Es jueves y en Zaragoza pasan los coches y las ambulancias y lo hacen con la misma urgencia e idéntico bullicio de días pasados, esos en los que Javier seguía vivo y yo no pensaba en él, así que sin saber por qué dirijo mis pasos hacia el Parque José Antonio Labordeta, a veces lo hago, y en silencio lo recorro y en silencio intento no olvidar al hombre que fue mi padre y que gracias al alcalde Juan Alberto Belloch da nombre a este parque.

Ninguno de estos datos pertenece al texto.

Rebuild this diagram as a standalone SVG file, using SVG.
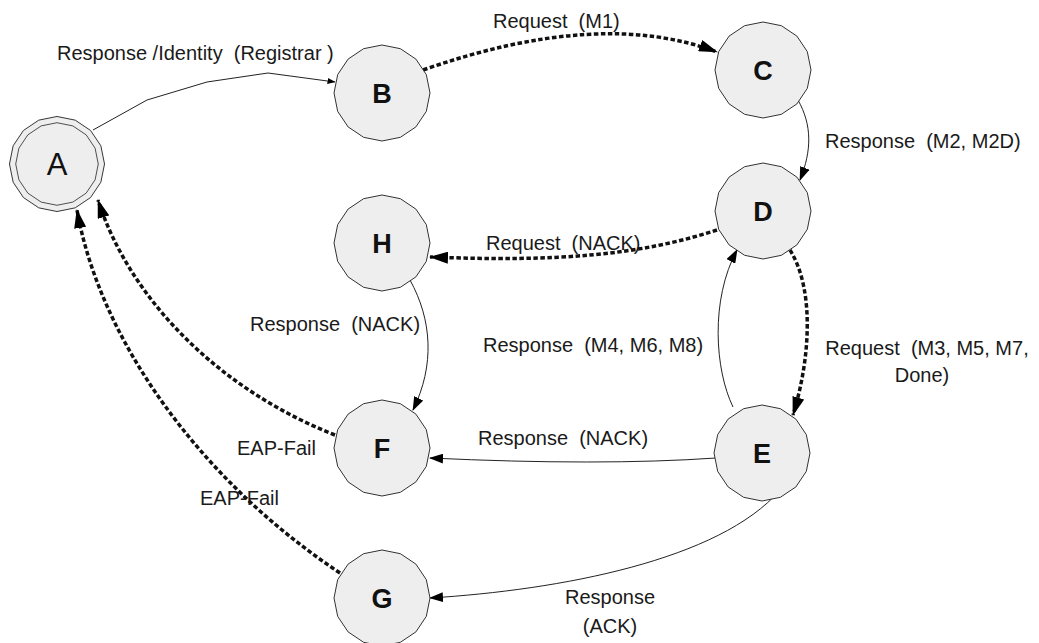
<svg xmlns="http://www.w3.org/2000/svg" xmlns:xlink="http://www.w3.org/1999/xlink" width="1039" height="643" viewBox="0 0 1039 643" xml:space="preserve">
  <style>
    .bg { fill: #ffffff; }
    .state { fill: #eeeeee; stroke: #333333; stroke-width: 1; }
    .name { font-family: "Liberation Sans", Arial, sans-serif; font-size: 27px; font-weight: bold; fill: #111111; text-anchor: middle; }
    .start-name { font-family: "Liberation Sans", Arial, sans-serif; font-size: 31px; fill: #111111; text-anchor: middle; }
    .label { font-family: "Liberation Sans", Arial, sans-serif; font-size: 20px; fill: #1a1a1a; white-space: pre; }
    .solid { fill: none; stroke: #222222; stroke-width: 1; }
    .dotted { fill: none; stroke: #111111; stroke-width: 3.5; stroke-dasharray: 4.5 2.5; }
  </style>
  <defs>
    <!-- 16-sided state outline, radius 48, centred at the origin -->
    <polygon id="state-shape" points="0,-48 18.4,-44.3 33.9,-33.9 44.3,-18.4 48,0 44.3,18.4 33.9,33.9 18.4,44.3 0,48 -18.4,44.3 -33.9,33.9 -44.3,18.4 -48,0 -44.3,-18.4 -33.9,-33.9 -18.4,-44.3"/>
    <marker id="head" markerUnits="userSpaceOnUse" markerWidth="14" markerHeight="10" refX="13" refY="5" orient="auto">
      <path d="M0,0 L14,5 L0,10 Z" fill="#000000"/>
    </marker>
    <marker id="head-large" markerUnits="userSpaceOnUse" markerWidth="19" markerHeight="12" refX="18" refY="6" orient="auto">
      <path d="M0,0 L19,6 L0,12 Z" fill="#000000"/>
    </marker>
    <marker id="head-small" markerUnits="userSpaceOnUse" markerWidth="8" markerHeight="6" refX="7.5" refY="3" orient="auto">
      <path d="M0,0 L8,3 L0,6 Z" fill="#000000"/>
    </marker>
  </defs>

  <rect class="bg" x="0" y="0" width="1039" height="643"/>

  <!-- transitions -->
  <g id="connectors">
    <polyline class="solid" points="93,130 147,100 207,82 268,73 335,82" marker-end="url(#head-small)"/>
    <path class="dotted" d="M423,70 Q600,8 717,52" marker-end="url(#head-large)"/>
    <path class="solid" d="M798,100 C812,125 812,150 800,180" marker-end="url(#head)"/>
    <path class="dotted" d="M717,230 C640,255 560,262 430,257" marker-end="url(#head-large)"/>
    <path class="solid" d="M410,280 C432,320 435,365 413,410" marker-end="url(#head)"/>
    <path class="solid" d="M733,407 C715,370 710,300 737,250" marker-end="url(#head)"/>
    <path class="dotted" d="M790,250 C815,290 810,360 793,415" marker-end="url(#head-large)"/>
    <path class="solid" d="M716,458 Q600,466 430,458" marker-end="url(#head)"/>
    <path class="dotted" d="M335,435 C220,390 130,300 98,200" marker-end="url(#head-large)"/>
    <path class="dotted" d="M340,573 C200,480 100,340 77,210" marker-end="url(#head-large)"/>
    <path class="solid" d="M780,490 C720,560 560,590 430,598" marker-end="url(#head)"/>
  </g>

  <!-- transition labels -->
  <g id="labels">
    <text class="label" x="57" y="60">Response /Identity  (Registrar )</text>
    <text class="label" x="493" y="28">Request  (M1)</text>
    <text class="label" x="825" y="148">Response  (M2, M2D)</text>
    <text class="label" x="486" y="250">Request  (NACK)</text>
    <text class="label" x="250" y="331">Response  (NACK)</text>
    <text class="label" x="483" y="352">Response  (M4, M6, M8)</text>
    <text class="label" x="927" y="355" text-anchor="middle">Request  (M3, M5, M7,</text>
    <text class="label" x="922" y="382" text-anchor="middle">Done)</text>
    <text class="label" x="478" y="445">Response  (NACK)</text>
    <text class="label" x="237" y="455">EAP-Fail</text>
    <text class="label" x="200" y="505">EAP-Fail</text>
    <text class="label" x="610" y="604" text-anchor="middle">Response</text>
    <text class="label" x="610" y="633" text-anchor="middle">(ACK)</text>
  </g>

  <!-- states -->
  <g id="node-A">
    <use xlink:href="#state-shape" class="state" transform="translate(57,164) scale(0.99)"/>
    <use xlink:href="#state-shape" class="state" transform="translate(57,164) scale(0.86)"/>
    <text class="start-name" x="57" y="175">A</text>
  </g>
  <g id="node-B">
    <use xlink:href="#state-shape" class="state" x="382" y="93"/>
    <text class="name" x="382" y="103">B</text>
  </g>
  <g id="node-C">
    <use xlink:href="#state-shape" class="state" x="763" y="70"/>
    <text class="name" x="763" y="80">C</text>
  </g>
  <g id="node-D">
    <use xlink:href="#state-shape" class="state" x="763" y="211"/>
    <text class="name" x="763" y="221">D</text>
  </g>
  <g id="node-H">
    <use xlink:href="#state-shape" class="state" x="382" y="243"/>
    <text class="name" x="382" y="253">H</text>
  </g>
  <g id="node-F">
    <use xlink:href="#state-shape" class="state" x="382" y="448"/>
    <text class="name" x="382" y="458">F</text>
  </g>
  <g id="node-E">
    <use xlink:href="#state-shape" class="state" x="762" y="453"/>
    <text class="name" x="762" y="463">E</text>
  </g>
  <g id="node-G">
    <use xlink:href="#state-shape" class="state" x="382" y="598"/>
    <text class="name" x="382" y="608">G</text>
  </g>
</svg>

Hace calor. Este septiembre es caluroso y húmedo y recuerda al mar, pero sin mar, y recuerdo que recordar es una pausa en el presente a veces llena de confetis y risa, otras amarga y enfadada. Llego al parque tras atravesar Fernando El Católico e intento saber cuántos años tiene Javier, me urge saber con qué años ha muerto y entonces viajo hasta uno de esos pueblos en cuyas plazas, y en interminables tardes de verano, cantaban Labordeta, Carbonell y La Bullonera. Mi padre era el mayor y ahora tendría 85, así que pienso que Javier igual era 10 años menor que mi padre y en esa retórica numérica me entretengo porque, aunque todo lo que recuerdo de Javier es bello y está teñido de música, Aragón y lucha, las ausencias hacen daño y por mucho que me cobije entre los brazos sin abrazos de los árboles, hay un estribillo que me recorre el cuerpo y me estalla contra el suelo que se quiebra y hace añicos la esperanza al entender que hasta los recuerdos más amados son mortales. No me importa, porque mientras pueda me voy a aferrar a ellos, a todos esos kilómetros recorridos para escucharlos cantar y sentir cómo hacían crecer una pasión y un sentimiento en todos aquellos hombres y mujeres que conocían sus letras al dedillo y coreaban aquel Canto a la libertad o ese me dicen que no quieres que te festeje y en Aragón depositaban la esperanza de un cambio que finalmente llegó a medias. Éramos felices, o al menos eso creía yo, y si me gustaba escucharlos cantar y ayudarles a elegir el repertorio, sobre todo a Joaquín, al que siempre le pedía que incluyera La peseta, lo que más me gustaba era el final, cuando las luces se habían apagado y las casas se abrían para convidarnos a algo de vino, un plato de jamón y queso de la tierra. En aquellas casas había muchas fotos en blanco y negro y muchas historias teñidas de muerte y rabia y había cuatro hombres que eran la esperanza y el combate, ángeles de la vida que sorteaban con furia los vientos de todas las cosas que ya no debían ser ni pasar.